Our findings can be interpreted through several potential explanations. Alcohol exclusion laws may discourage healthcare professionals from providing alcohol screening and intervention,25,33,40 which has been shown to reduce alcohol consumption and the risk of injury recurrence.29 In states that have adopted the Uniform Policy Provision Law (UPPL) with alcohol exclusions, unscreened patients may not receive treatment for potential alcohol-related disorders. This could lead to a higher likelihood of patients being referred to alcohol treatment in states that have repealed this deterrent. Colorado and Illinois, for instance, have not only repealed laws that permit these exclusions but have also uniquely prohibited such exclusions in both health and accident insurance. We observed an increase in treatment admissions referrals post-prohibition in both states, with a change in aggregate admissions per year between 2008 and 2011. This suggests that the distinct forms of alcohol exclusion repeal in Colorado and Illinois may have positively impacted alcohol treatment admissions referrals.

However, there were variations between the two states regarding the timing of change and the number of admissions by year. Unlike Colorado, the flow of treatment admissions in Illinois were immediately significant in the year of treatment (2008). Also, despite a significant aggregate change for the two states, increased admissions trends were not uniform over time. Although both Colorado and Illinois banned alcohol exclusions for health and accident insurance, they differed in both the scope and the wording of their repeal bills. The Colorado bill explicitly stated that insurers could not limit or exclude benefits if the insured or a covered dependent was injured while intoxicated.41 The Illinois bill also prohibited insurers from denying payments, but only if intoxication was the sole reason for the denial. This could explain observed differences between Colorado and Illinois in referrals where alcohol was the primary, secondary, or tertiary substance used. Additionally, the Illinois bill allowed insurers to apply deductibles, copayments, coinsurance, or annual or maximum payment limits to the coverage required by this section as long as they were consistent with other similar coverage under the plan.42 We draw attention to the above variations in the scope of AEL repeal and prohibition laws in these two states, highlighting the context to enhance the interpretation of our findings.

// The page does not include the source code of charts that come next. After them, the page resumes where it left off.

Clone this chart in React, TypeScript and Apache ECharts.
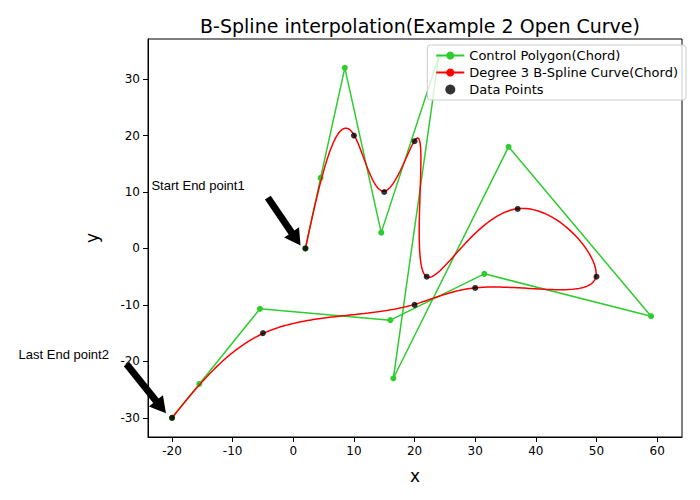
import { useEffect, useRef } from 'react';
import * as echarts from 'echarts';

const dataX = [2, 10, 15, 20, 22, 37, 50, 30, 20, -5, -20];
const dataY = [0, 20, 10, 19, -5, 7, -5, -7, -10, -15, -30];
const ctrlX = [2, 4.5, 8.5, 14.5, 24, 16.5, 35.5, 59, 31.5, 16, -5.5, -15.5, -20];
const ctrlY = [0, 12.5, 32, 2.8, 34, -23, 18, -12, -4.5, -12.7, -10.7, -24, -30];
const xTicks = [-20, -10, 0, 10, 20, 30, 40, 50, 60];
const yTicks = [-30, -20, -10, 0, 10, 20, 30];
const DEGREE = 3;

// chord-length parameters of the data points -> clamped knot vector
const chordKnots = () => {
    const d: number[] = [0];
    for (let i = 1; i < dataX.length; i++) {
        d.push(d[i - 1] + Math.hypot(dataX[i] - dataX[i - 1], dataY[i] - dataY[i - 1]));
    }
    const total = d[d.length - 1];
    const t = d.map((v) => v / total);
    return [0, 0, 0, 0, ...t.slice(1, -1), 1, 1, 1, 1];
};

const deBoor = (u: number, knots: number[]) => {
    const n = ctrlX.length - 1;
    let k = DEGREE;
    while (k < n && !(u >= knots[k] && u < knots[k + 1])) k++;
    if (u >= 1) k = n;
    const px: number[] = [];
    const py: number[] = [];
    for (let j = 0; j <= DEGREE; j++) {
        px.push(ctrlX[j + k - DEGREE]);
        py.push(ctrlY[j + k - DEGREE]);
    }
    for (let r = 1; r <= DEGREE; r++) {
        for (let j = DEGREE; j >= r; j--) {
            const i = j + k - DEGREE;
            const den = knots[i + DEGREE - r + 1] - knots[i];
            const a = den === 0 ? 0 : (u - knots[i]) / den;
            px[j] = (1 - a) * px[j - 1] + a * px[j];
            py[j] = (1 - a) * py[j - 1] + a * py[j];
        }
    }
    return [px[DEGREE], py[DEGREE]];
};

const arrow = (from: number[], to: number[]) => {
    const dx = to[0] - from[0];
    const dy = to[1] - from[1];
    const len = Math.hypot(dx, dy);
    const ux = dx / len, uy = dy / len;
    const nx = -uy, ny = ux;
    const hl = 16, hw = 9, sw = 3.5;
    const bx = to[0] - ux * hl, by = to[1] - uy * hl;
    return [
        [from[0] + nx * sw, from[1] + ny * sw],
        [bx + nx * sw, by + ny * sw],
        [bx + nx * hw, by + ny * hw],
        to,
        [bx - nx * hw, by - ny * hw],
        [bx - nx * sw, by - ny * sw],
        [from[0] - nx * sw, from[1] - ny * sw],
    ];
};

const App = () => {
    const chartRef = useRef<HTMLDivElement>(null);

    useEffect(() => {
        if (!chartRef.current) return;
        const chart = echarts.init(chartRef.current, null, { renderer: 'svg' });
        const knots = chordKnots();
        const curve: number[][] = [];
        for (let i = 0; i <= 600; i++) curve.push(deBoor(i / 600, knots));

        const font = 'DejaVu Sans, sans-serif';
        const axisLine = { show: true, onZero: false, lineStyle: { color: '#000' } };
        chart.setOption({
            animation: false,
            backgroundColor: '#fff',
            textStyle: { fontFamily: font },
            title: {
                text: 'B-Spline interpolation(Example 2 Open Curve)',
                left: 415, top: 11, textAlign: 'center',
                textStyle: { fontSize: 19, fontWeight: 'normal', color: '#000', fontFamily: font },
            },
            grid: { left: 148, right: 18, top: 39, bottom: 63, show: true, borderColor: '#000', borderWidth: 1 },
            legend: {
                orient: 'vertical', right: 14, top: 45, itemGap: 4,
                backgroundColor: 'rgba(255,255,255,0.8)', borderColor: '#ccc', borderWidth: 1, borderRadius: 3,
                padding: [4, 8], itemWidth: 28, itemHeight: 10,
                textStyle: { fontSize: 13, color: '#000' },
                data: [
                    'Control Polygon(Chord)',
                    'Degree 3 B-Spline Curve(Chord)',
                    { name: 'Data Points', itemStyle: { color: '#000' } },
                ],
            },
            xAxis: {
                type: 'value', min: -23.96, max: 64.1, name: 'x', nameLocation: 'middle', nameGap: 30,
                nameTextStyle: { fontSize: 17, color: '#000' },
                axisLine, splitLine: { show: false },
                axisTick: { customValues: xTicks, lineStyle: { color: '#000' } },
                axisLabel: { customValues: xTicks, color: '#000', fontSize: 12 },
            },
            yAxis: {
                type: 'value', min: -33.4, max: 37.1, name: 'y', nameLocation: 'middle', nameGap: 48,
                nameTextStyle: { fontSize: 17, color: '#000' },
                axisLine, splitLine: { show: false },
                axisTick: { customValues: yTicks, lineStyle: { color: '#000' } },
                axisLabel: { customValues: yTicks, color: '#000', fontSize: 12 },
            },
            series: [
                {
                    name: 'Control Polygon(Chord)', type: 'line', symbol: 'circle', symbolSize: 6,
                    itemStyle: { color: '#2ecc2e' }, lineStyle: { color: '#2ecc2e', width: 1.5 },
                    data: ctrlX.map((x, i) => [x, ctrlY[i]]), z: 2,
                },
                {
                    name: 'Degree 3 B-Spline Curve(Chord)', type: 'line', showSymbol: false, symbol: 'none',
                    itemStyle: { color: '#ff0000' }, lineStyle: { color: '#ff0000', width: 1.5 },
                    data: curve, z: 3,
                },
                {
                    name: 'Data Points', type: 'scatter', symbolSize: 6, itemStyle: { color: '#000' },
                    data: dataX.map((x, i) => [x, dataY[i]]), z: 4,
                },
            ],
        });

        const px = (p: number[]) => chart.convertToPixel({ gridIndex: 0 }, p) as number[];
        const a1 = arrow(px([-4.2, 9]), px([1.2, 0.5]));
        const a2 = arrow(px([-27.5, -20.5]), px([-21, -29.2]));
        const t1 = px([-23.4, 11.2]);
        const t2 = px([-45.3, -18.8]);
        chart.setOption({
            graphic: [
                { type: 'polygon', shape: { points: a1 }, style: { fill: '#000' } },
                { type: 'polygon', shape: { points: a2 }, style: { fill: '#000' } },
                { type: 'text', x: t1[0], y: t1[1], style: { text: 'Start End point1', fontSize: 13, fill: '#000', font: `13px ${font}`, verticalAlign: 'middle' } },
                { type: 'text', x: t2[0], y: t2[1], style: { text: 'Last End point2', fontSize: 13, fill: '#000', font: `13px ${font}`, verticalAlign: 'middle' } },
            ],
        });

        return () => chart.dispose();
    }, []);

    return <div ref={chartRef} style={{ position: 'fixed', left: 0, top: 0, width: 700, height: 500 }} />;
};

export default App;
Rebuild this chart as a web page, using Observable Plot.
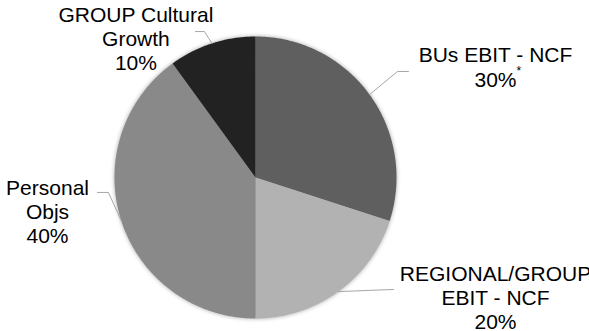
<!DOCTYPE html>
<html>
<head>
<meta charset="utf-8">
<script src="https://cdn.jsdelivr.net/npm/d3@7"></script>
<script src="https://cdn.jsdelivr.net/npm/@observablehq/plot@0.6"></script>
<style>
  html, body { margin: 0; padding: 0; background: #fff; overflow: hidden; }
  #chart svg { display: block; overflow: hidden; }
</style>
</head>
<body>
<div id="chart"></div>
<script>
// ---- data ----
const categories = ["BUs EBIT - NCF", "REGIONAL/GROUP EBIT - NCF", "Personal Objs", "GROUP Cultural Growth"];
const shares = [30, 20, 40, 10];
const labelNames = ["BUs EBIT - NCF", "REGIONAL/GROUP\nEBIT - NCF", "Personal\nObjs", "GROUP Cultural\nGrowth"];
const sliceColors = ["#5f5f5f", "#b2b2b2", "#898989", "#222222"];

// ---- label layout (pie radius = 1) ----
const labelLayout = [
  {tx: 1.702, ty: 0.785, ex: 1.007, ey: 0.752, hx: 1.085},
  {tx: 1.702, ty: -0.851, ex: 0.979, ey: -0.794, hx: null},
  {tx: -1.475, ty: -0.238, ex: -1.043, ey: -0.106, hx: -1.121},
  {tx: -0.848, ty: 0.987, ex: -0.362, ey: 1.035, hx: -0.426}
];
const footnoteMark = {x: 1.851, y: 0.755};

// ---- geometry from the pie layout ----
const arcs = d3.pie().sort(null).value(d => d)(shares);
const slicePts = [];
arcs.forEach((a, i) => {
  const name = categories[i];
  slicePts.push({name, x: 0, y: 0});
  const n = Math.max(2, Math.ceil((a.endAngle - a.startAngle) / (Math.PI / 360)));
  for (let k = 0; k <= n; k++) {
    const t = a.startAngle + (a.endAngle - a.startAngle) * k / n;
    slicePts.push({name, x: Math.sin(t), y: Math.cos(t)});
  }
  slicePts.push({name, x: 0, y: 0});
});

const leaderPts = [];
arcs.forEach((a, i) => {
  const mid = (a.startAngle + a.endAngle) / 2;
  const L = labelLayout[i];
  leaderPts.push({name: categories[i], x: Math.sin(mid), y: Math.cos(mid)});
  leaderPts.push({name: categories[i], x: L.ex, y: L.ey});
  if (L.hx !== null) leaderPts.push({name: categories[i], x: L.hx, y: L.ey});
});

const labels = categories.map((c, i) => ({
  name: c,
  text: labelNames[i] + "\n" + shares[i] + "%",
  x: labelLayout[i].tx,
  y: labelLayout[i].ty
}));

const font = "Liberation Sans, Arial, Helvetica, sans-serif";

const chart = Plot.plot({
  width: 589,
  height: 331,
  marginLeft: 114,
  marginRight: 193,
  marginTop: 36,
  marginBottom: 13,
  style: {fontFamily: font, background: "#fff"},
  x: {domain: [-1, 1], axis: null},
  y: {domain: [-1, 1], axis: null},
  color: {domain: categories, range: sliceColors},
  marks: [
    Plot.line(slicePts, {x: "x", y: "y", z: "name", fill: "name", stroke: "none"}),
    Plot.line(leaderPts, {x: "x", y: "y", z: "name", stroke: "#a6a6a6", strokeWidth: 1}),
    Plot.text(labels, {x: "x", y: "y", text: "text", fontSize: 21, lineHeight: 1.15, fill: "#000", textAnchor: "middle", lineAnchor: "middle"}),
    Plot.text([footnoteMark], {x: "x", y: "y", text: () => "*", fontSize: 12, fill: "#000", textAnchor: "start"})
  ]
});
document.getElementById("chart").appendChild(chart);
const g = chart.querySelector('g[aria-label="line"]');
if (g) g.style.filter = "drop-shadow(0 0 2px rgba(0,0,0,0.35))";
</script>
</body>
</html>
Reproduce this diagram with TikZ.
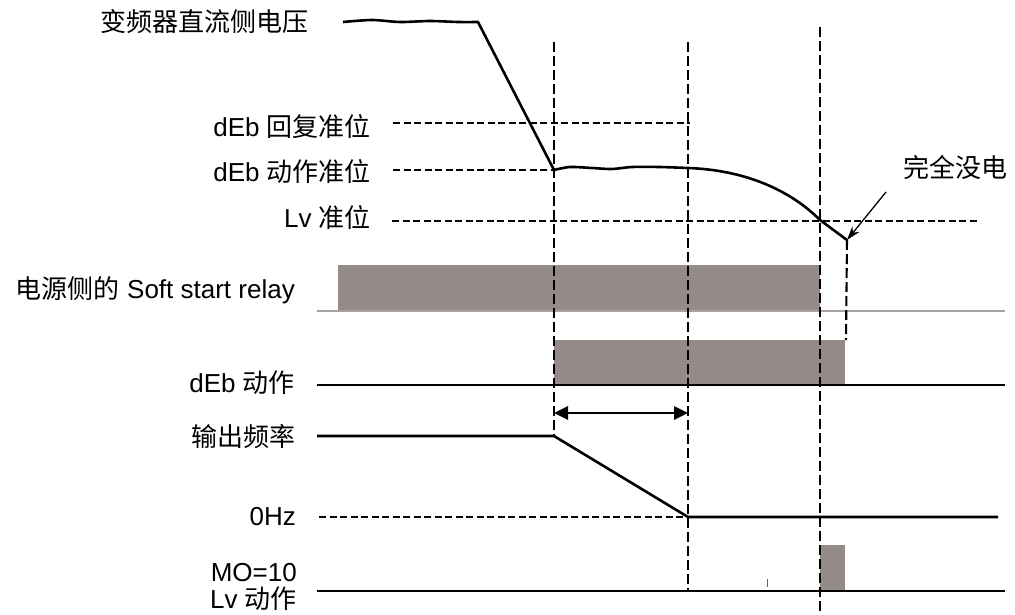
\documentclass[tikz,border=0pt]{standalone}
\usepackage{fontspec}
\setmainfont{Liberation Sans}
\newfontfamily\cjk{Noto Sans CJK SC}
\usetikzlibrary{arrows.meta}
\definecolor{boxgray}{RGB}{148,139,137}
\tikzset{
  lbl/.style={anchor=east,inner sep=0pt,font=\fontsize{26}{28}\selectfont},
  sig/.style={line width=2.6pt,black,line join=round},
  hdash/.style={line width=2.4pt,dash pattern=on 7pt off 3.5pt},
  vdash/.style={line width=2.1pt,dash pattern=on 10pt off 4pt},
  pulse/.style={fill=boxgray,draw=none},
  base/.style={line width=2.4pt,black},
  thinbase/.style={line width=1.2pt,boxgray!80},
}
\begin{document}
\begin{tikzpicture}[x=1pt,y=-1pt]
\useasboundingbox (0,0) rectangle (1015,614);
% labels
\node[lbl] (tV) at (309,22) {{\cjk 变频器直流侧电压}};
\node[lbl] (tRec) at (371,127) {dEb {\cjk 回复准位}};
\node[lbl] (tAct) at (371,172) {dEb {\cjk 动作准位}};
\node[lbl] (tLv) at (371,218) {Lv {\cjk 准位}};
\node[lbl] (tRel) at (295,290) {{\cjk 电源侧的} Soft start relay};
\node[lbl] (tDeb) at (295,383) {dEb {\cjk 动作}};
\node[lbl] (tFreq) at (296,437) {{\cjk 输出频率}};
\node[lbl] (tHz) at (296,517) {0Hz};
\node[lbl] (tMO) at (297,573) {MO=10};
\node[lbl] (tLva) at (297,599) {Lv {\cjk 动作}};
\node[lbl,anchor=west] (tOff) at (903,167) {{\cjk 完全没电}};
% key coordinates
\coordinate (vA) at (554,42);
\coordinate (vB) at (688,42);
\coordinate (vC) at (820,27);
\coordinate (vEnd) at (847,240);
\coordinate (arS) at (886,192);
\coordinate (dL) at (554,413);
\coordinate (dR) at (688,413);
% pulses
\fill[pulse] (338,265) rectangle (820,310);
\fill[pulse] (554,340) rectangle (845,384);
\fill[pulse] (820,545) rectangle (845,590);
% baselines
\draw[thinbase] (317,311) -- (1005,311);
\draw[base] (317,385) -- (1005,385);
\draw[base] (317,591) -- (1005,591);
% horizontal dashed levels
\draw[hdash] (393,123) -- (690,123);
\draw[hdash] (393,170) -- (554,170);
\draw[hdash] (392,221) -- (980,221);
\draw[hdash] (319,517) -- (688,517);
% vertical dashed lines
\draw[vdash] (vA) -- (554,436);
\draw[vdash] (vB) -- (688,590);
\draw[vdash] (vC) -- (820,614);
\draw[vdash] (vEnd) -- (846,340);
% DC bus voltage
\draw[sig] plot[smooth,tension=0.5] coordinates {(343,22) (372,20) (400,22) (430,21) (458,22) (478,22)}
  -- (554,170)
  plot[smooth,tension=0.5] coordinates {(554,170) (570,167) (592,168) (612,169) (632,167) (660,167) (688,168)}
  (688,168) .. controls (745,170) and (790,190) .. (820,220) -- (vEnd);
% arrow to end
\draw[line width=1.3pt,-{Stealth[length=14pt,width=9pt]}] (arS) -- (vEnd);
% double arrow
\draw[line width=2.8pt,{Triangle[length=14pt,width=13pt]}-{Triangle[length=14pt,width=13pt]}] (dL) -- (dR);
% output frequency
\draw[sig] (317,436) -- (554,436) -- (688,517) -- (998,517);
% small tick artifact
\draw[line width=1pt,black!60] (767,579) -- (767,587);
\end{tikzpicture}
\end{document}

While this study provides valuable insights, it is important to note a few limitations. First, our analysis may not fully account for the potential confounding effects of local policies or other factors that changed in Colorado after the repeal of AELs. Second, our data from TEDS only includes treatment admissions at institutions receiving public funding. This excludes entirely private institutions, potentially limiting the generalizability of our findings. Third, our data set does not track individual patients across multiple treatment episodes. This could lead to double-counting of some cases, possibly overestimating the treatment demand. Fourth, we could not account for variations in quality and inclusion criteria for TEDS data collection across different states. Additionally, data related to general setting treatment (e.g., psychiatrist) might not have been included in TEDS, further complicating our analysis.

CONCLUSIONS

This study examined the relationship between AEL repeal and alcohol-related treatment admissions in Colorado and Illinois, two states that had uniquely strong repeal laws. AELs allow insurers to deny coverage for injuries or illnesses caused by alcohol intoxication. Our study showed that strong AEL repeal was significantly associated with increased alcohol-related treatment admissions in these two states. However, our event study also revealed that the effect of the AEL repeals diminished over time. Nonetheless, our results suggest that banning alcohol exclusions in both health and accident insurance increased the treatment opportunities for alcohol-related disorders. States may benefit from considering the removal and prohibition of alcohol exclusions in health and accident insurance, as this could improve the treatment outcomes for alcohol-related disorders.